July 12, 2010 12:00AM

Pittsburg State University will begin planning for the next decade of renovations and new construction next week as consultants visit campus to begin the development of a new master plan.

Representatives with the Kansas City-based firm Gould Evans will be on campus July 13-14 to tour PSU and to get input from the university community about the future of PSU's physical campus and facilities. The firm will interview 12 different groups during a round of discussions those two days, asking for input about campus needs, sustainability goals, integrating curriculum into facilities planning, and how the next 10 years of master planning can improve learning as well as student recruitment and retention.

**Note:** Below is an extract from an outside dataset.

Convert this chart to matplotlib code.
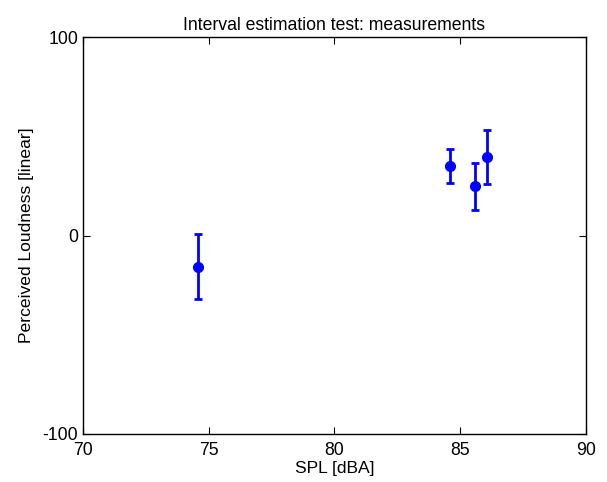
import numpy as np
from matplotlib import pyplot as plt

plt.rcParams['font.family'] = ['Liberation Sans', 'DejaVu Sans']
plt.rcParams['axes.unicode_minus'] = False

# measurements
spl = [74.58, 84.59, 85.60, 86.06]
loudness = [-15.6, 35.1, 24.8, 39.8]
err = [16.2, 8.7, 11.9, 13.6]

xticks = [70, 75, 80, 85, 90]
yticks = [-100, 0, 100]

fig = plt.figure(figsize=(6.07, 4.82), dpi=100)
ax = fig.add_axes([0.1367, 0.0996, 0.8287, 0.8230])

ax.errorbar(spl, loudness, yerr=err, fmt="o", color="blue", markersize=7,
            elinewidth=2, capsize=3, capthick=2)

ax.set_xlim(70, 90)
ax.set_ylim(-100, 100)
ax.set_xticks(xticks)
ax.set_yticks(yticks)
ax.tick_params(direction="in", top=True, right=True, labelsize=12.7, length=5)
ax.tick_params(axis="x", pad=6)
ax.tick_params(axis="y", pad=3.5)
for s in ax.spines.values():
    s.set_linewidth(1)

ax.set_xlabel("SPL [dBA]", fontsize=12.6, labelpad=1.5)
ax.set_ylabel("Perceived Loudness [linear]", fontsize=12.6, labelpad=6)
ax.set_title("Interval estimation test: measurements", fontsize=12.7, pad=5.5)

plt.savefig("out.png", dpi=100)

"It's pretty typical to look at a new master plan every 10 years," said Paul Stewart, PSU's director of facilities planning. "It's an opportunity to align curriculum with facilities and the need for space. It will be a broad vision."

An example of coordinating curriculum with facilities planning, Stewart said, would be the addition of a fine and performing arts center that would support PSU's music and theatre programs. The new master plan could address everything from the need for new buildings and green space to parking and more, although Stewart said the university has no preconceived notions about what the firm may find or recommend.

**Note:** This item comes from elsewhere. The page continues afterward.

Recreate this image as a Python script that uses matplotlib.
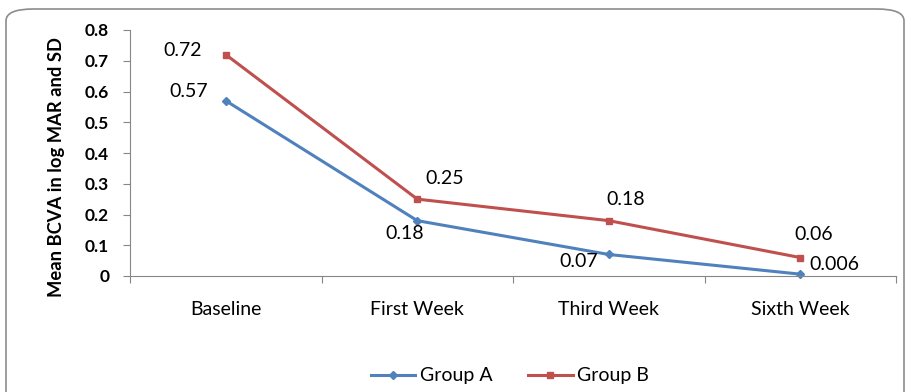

The cost of the new master plan is $130,000. After next week's meetings, the firm will return July 28 to meet with representatives from the City of Pittsburg about the future of construction at PSU.

The university's last master plan was drafted in 1999, and was done in-house. That plan resulted in the identification and completion of several major projects including the Student Recreation Center, the Student Health Center, the Hike and Bike Trail, and Lindburg Plaza.

 "The goal then and now is to continue to make the university more pedestrian friendly," Stewart said. "The plan is based on the input the firm receives. They appear to invite discussion and engage different groups across campus in the process, so we're looking forward to seeing what they'll recommend."